Themes
Pursue Historic Designation or Expand Existing Designations to Include Protest Event
Designation of a historic site through listing in the National Register of Historic Places and/or as a National Historic Landmark not only establishes through a rigorous review process that a site is significant, but it can also bring with it benefits and protections. A core part of the designation would bracket (by beginning and ending dates) a site’s period of significance, which is the timespan covering notable developments or events associated with a site. For sites that are currently designated, a period of significance that does not encompass the historic events or action can be expanded to do so.
Ensure Mission and Vision Statements Accommodate Interpretation of Protest Event
The goal of a mission statement is to summarize why an enterprise, organization, etc., exists, along with its values and purpose. A vision statement is aspirational and about where the organization is going. Both are essential to communicating decision-making. In the case of cultural landscapes this decision-making includes stewardship and management decisions, which factors in issues such as historic significance, spatial and material integrity, and strategies for interpretation.

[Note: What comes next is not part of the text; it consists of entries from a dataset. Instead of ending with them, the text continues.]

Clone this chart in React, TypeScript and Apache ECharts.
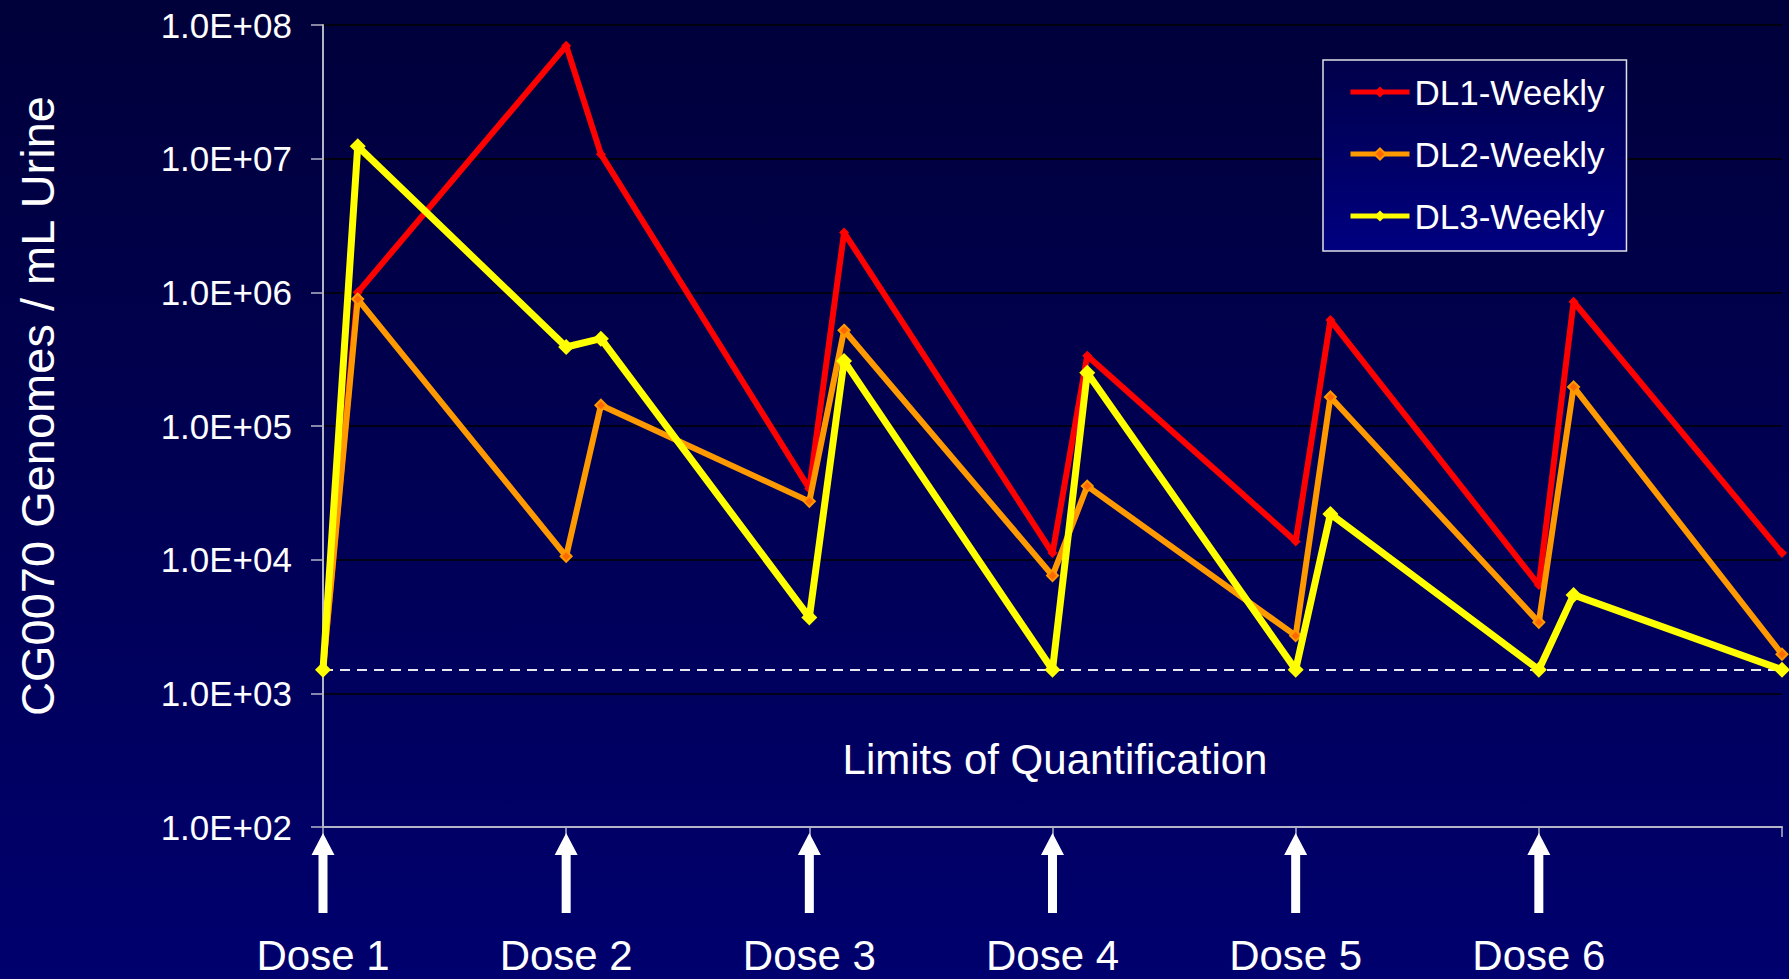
import React, { useEffect, useRef } from "react";
import * as echarts from "echarts";

// ---- data ----
const days = [0, 1, 7, 8, 14, 15, 21, 22, 28, 29, 35, 36, 42];
const dl1Weekly = [1500, 1.0e6, 7.0e7, 1.08e7, 3.4e4, 2.8e6, 1.12e4, 3.35e5, 1.37e4, 6.2e5, 6.45e3, 8.5e5, 1.12e4];
const dl2Weekly = [1500, 8.9e5, 1.06e4, 1.43e5, 2.73e4, 5.2e5, 7.6e3, 3.55e4, 2.7e3, 1.65e5, 3.4e3, 1.96e5, 1.96e3];
const dl3Weekly = [1500, 1.24e7, 3.9e5, 4.5e5, 3.7e3, 3.07e5, 1500, 2.5e5, 1500, 2.2e4, 1500, 5.45e3, 1500];
const seriesNames = ["DL1-Weekly", "DL2-Weekly", "DL3-Weekly"];
const doseDays = [0, 7, 14, 21, 28, 35];
const doseLabels = ["Dose 1", "Dose 2", "Dose 3", "Dose 4", "Dose 5", "Dose 6"];
const yTickLabels = ["1.0E+02", "1.0E+03", "1.0E+04", "1.0E+05", "1.0E+06", "1.0E+07", "1.0E+08"];
const loqValue = 1500;
const yTitle = "CG0070 Genomes / mL Urine";
const loqText = "Limits of Quantification";

const FONT = '"Liberation Sans", Arial, sans-serif';
const ARROW = "path://M11.5,0 L23,22 L16,22 L16,80 L7,80 L7,22 L0,22 Z";

export default function App() {
  const ref = useRef<HTMLDivElement>(null);

  useEffect(() => {
    if (!ref.current) return;
    const chart = echarts.init(ref.current, undefined, { renderer: "svg" });
    const pairs = (vals: number[]) => days.map((d, i) => [d, vals[i]]);

    const option: any = {
      animation: false,
      backgroundColor: new echarts.graphic.LinearGradient(0, 0, 0, 1, [
        { offset: 0, color: "#00003a" },
        { offset: 1, color: "#00006e" },
      ]),
      grid: {
        left: 323,
        right: 7,
        top: 25,
        bottom: 152,
        containLabel: false,
        outerBoundsMode: "none",
      },
      legend: {
        data: seriesNames,
        orient: "vertical",
        left: 1323,
        top: 60,
        padding: [12, 22, 15, 25],
        itemGap: 22,
        itemWidth: 59,
        itemHeight: 14,
        selectedMode: false,
        backgroundColor: new echarts.graphic.LinearGradient(0, 0, 0, 1, [
          { offset: 0, color: "#00004a" },
          { offset: 1, color: "#000080" },
        ]),
        borderColor: "#e0e0e8",
        borderWidth: 1.5,
        lineStyle: { width: 5 },
        textStyle: { color: "#ffffff", fontSize: 35, fontFamily: FONT, lineHeight: 40 },
      },
      xAxis: {
        type: "value",
        min: 0,
        max: 42,
        interval: 7,
        axisLine: { show: true, lineStyle: { color: "#b4b4c8", width: 2 } },
        axisTick: { show: true, length: 10, lineStyle: { color: "#b4b4c8", width: 1.5 } },
        splitLine: { show: false },
        axisLabel: {
          show: true,
          margin: 107,
          color: "#ffffff",
          fontSize: 42,
          fontFamily: FONT,
          formatter: (v: number) => doseLabels[Math.round(v / 7)] ?? "",
        },
      },
      yAxis: {
        type: "log",
        logBase: 10,
        min: 100,
        max: 1e8,
        axisLine: { show: true, lineStyle: { color: "#b4b4c8", width: 2 } },
        axisTick: { show: true, length: 12, lineStyle: { color: "#b4b4c8", width: 1.5 } },
        splitLine: { show: true, lineStyle: { color: "#000000", width: 1.5 } },
        axisLabel: {
          margin: 31,
          color: "#ffffff",
          fontSize: 35,
          fontFamily: FONT,
          formatter: (v: number) => {
            const e = Math.round(Math.log10(v));
            return yTickLabels[e - 2] ?? "";
          },
        },
      },
      series: [
        {
          name: seriesNames[0],
          type: "line",
          data: pairs(dl1Weekly),
          lineStyle: { color: "#ff0000", width: 6 },
          itemStyle: { color: "#ff0000" },
          symbol: "diamond",
          symbolSize: 10,
          z: 3,
          markLine: {
            silent: true,
            symbol: "none",
            label: { show: false },
            lineStyle: { color: "#e8e8f0", type: [10, 7], width: 2 },
            data: [{ yAxis: loqValue }],
          },
        },
        {
          name: seriesNames[1],
          type: "line",
          data: pairs(dl2Weekly),
          lineStyle: { color: "#ff9900", width: 6 },
          itemStyle: { color: "#ff6a00", borderColor: "#ff9900", borderWidth: 2 },
          symbol: "diamond",
          symbolSize: 11,
          z: 4,
        },
        {
          name: seriesNames[2],
          type: "line",
          data: pairs(dl3Weekly),
          lineStyle: { color: "#ffff00", width: 7 },
          itemStyle: { color: "#ffff00" },
          symbol: "diamond",
          symbolSize: 16,
          z: 5,
        },
        {
          name: "doses",
          type: "scatter",
          data: doseDays.map((d) => [d, 100]),
          symbol: ARROW,
          symbolSize: [23, 80],
          symbolKeepAspect: false,
          symbolOffset: [0, 46],
          itemStyle: { color: "#ffffff", opacity: 1 },
          clip: false,
          silent: true,
          z: 6,
        },
      ],
      graphic: [
        {
          type: "text",
          x: 37,
          y: 406,
          rotation: Math.PI / 2,
          style: {
            text: yTitle,
            fill: "#ffffff",
            font: `47px ${FONT}`,
            textAlign: "center",
            textVerticalAlign: "middle",
            align: "center",
            verticalAlign: "middle",
          },
        },
        {
          type: "text",
          x: 1055,
          y: 759,
          style: {
            text: loqText,
            fill: "#ffffff",
            font: `42px ${FONT}`,
            textAlign: "center",
            textVerticalAlign: "middle",
            align: "center",
            verticalAlign: "middle",
          },
        },
      ],
    };
    chart.setOption(option);
    return () => chart.dispose();
  }, []);

  return (
    <div
      ref={ref}
      style={{ position: "fixed", left: 0, top: 0, width: "1789px", height: "979px" }}
    />
  );
}
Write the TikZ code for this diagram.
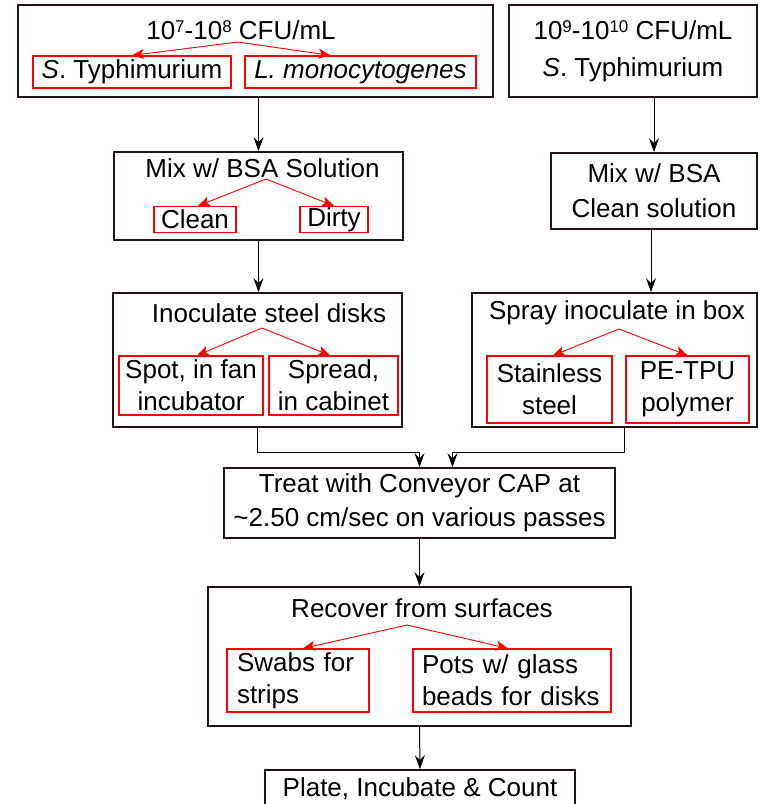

Introduce and/or Supplement On-site Interpretation
Interpretation is the critical tool for helping people understand, forge a connection with, and care about a landscape’s inherent natural and cultural assets. On-site interpretive markers could include text about the protests, short biographies of the participants, maps, and other material that would contextualize the events and complement guided tours and online information.
Introduce and/or Supplement Online Interpretation
Interpretation is the critical tool for helping people understand, forge a connection with, and care about a landscape’s inherent natural and cultural assets. Online interpretation includes written descriptions of people and events, video tours of sites, oral histories, connection to other resources, and more. In addition, on-site interpretive markers with QR codes would allow visitors easy access to online information via handheld devices.
Establish or Enhance the Visibility and Value for “Witness” Landscape Features
Stewardship of places of memory that provide direct connections to people and events includes landscape features (for example, the “Survivor Tree” at the World Trade Center Memorial), as well as buildings. In the United States, the concept of “witness trees,” often interpreted at Revolutionary and Civil War battle sites, is common and offers a sense of immediacy and living, tangible personal connections with a historic event. Stewardship and management, along with on-site and online interpretation, documentation, and even propagation of historically significant genetic biotic resources such as witness trees, as well as other living and non-living landscape features, are essential components of the storytelling.